As the country grew, Americans on the move divorced more but disapproved of it no less. Before 1900, no magazine except the radical Arena defended the right to divorce, and fiction was equally recalcitrant. When a divorced man proposes to a respectable woman in an 1865 novel titled Out in the World , by T. S. Arthur, she tells him, “I regard an offer of marriage from you as little better than an insult.” The 1880s and 1890s were a good period for the divorce novel, though few of these were any good by literary standards. Lawyers were typically given names like Mr. Sly, and the repercussions ran to alcoholism, business failure, ill health, and even death. When the literature was actually good, divorce fared better, though the portrayal of public attitude toward it was more scathing. In Edith Wharton’s The Custom of the Country , the heroine who is cavalier about divorce is ironically outwitted by it. But The Age of Innocence paints a chilling picture of a woman imprisoned by society’s prejudice against divorce.

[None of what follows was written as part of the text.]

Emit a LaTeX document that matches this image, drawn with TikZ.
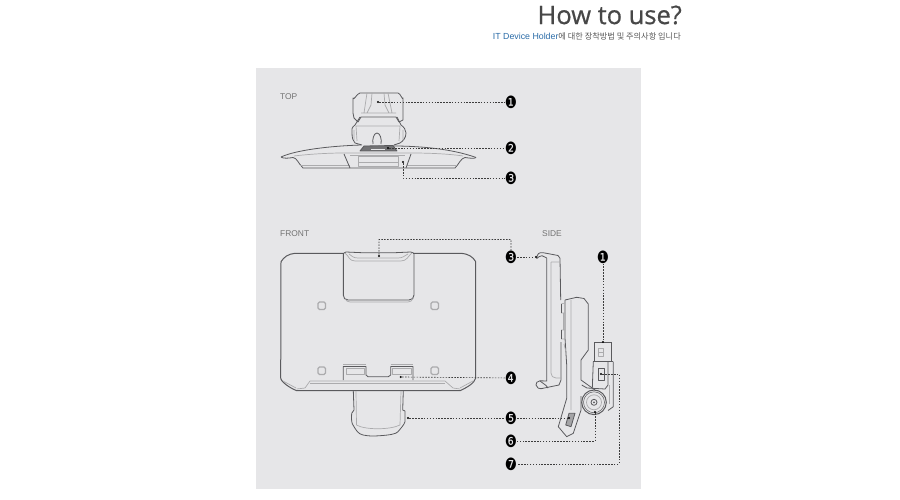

Although moving pictures, more democratic mirrors and makers of opinion, did not give divorce a good name, they did occasionally give it a fair shake. One study found that of 24 films dealing with divorce in 1931 and 1932, fully 22 treated it sympathetically. A few years later, in Dodsworth , an underrated gem of American filmmaking, a luminous Mary Astor tells a long-married Walter Huston, “I used to be a British subject by marriage. I don’t know that one can be a British subject by divorce.” Astor’s tone is wistful, but the message is subversive. A divorced woman can make a better helpmate than a long-time wife.

Much of the literature on divorce took the form of advice manuals. Even here, the blush of shame would not fade. As late as 1947, a primer called ABC of Divorce asked such pertinent questions as “Have You Considered the Attitudes of Others?” and “Where Does the Boss Stand on Divorce?” and answered, “Prepare to get a mild brush-off from all but your most intimate women friends,” and, “[Many employers] maintain, with some justification, that a divorced person is not as steady or satisfactory an employee as a married one.” A decade earlier, Harper’s Monthly ran an article called “Thrice Married,” by Anonymous. Though the writer compared herself to a woman in a similar situation “now so well-known that I need not mention her name,” the fact that Anonymous would identify neither herself nor Wallis Warfield Simpson indicates the aura of disrepute that still clung to divorce, or at least to divorcées. (While a man is merely divorced, a woman is that racy breed, a divorcée.) Nonetheless, Anonymous shows a certain swaggering pride at her success in the marriage sweepstakes. “I would rather be envied than pitied. I would rather be judged a hussy than a wife who couldn’t hold her husband. But the truth is that I have been married three times just because I am not lightminded about marriage.” The last sentence is the giveaway. Like pornographers who camouflaged their dirty books in innocuous brown wrappers, marriage experts hid their happily-ever-after hints between the covers of divorce handbooks.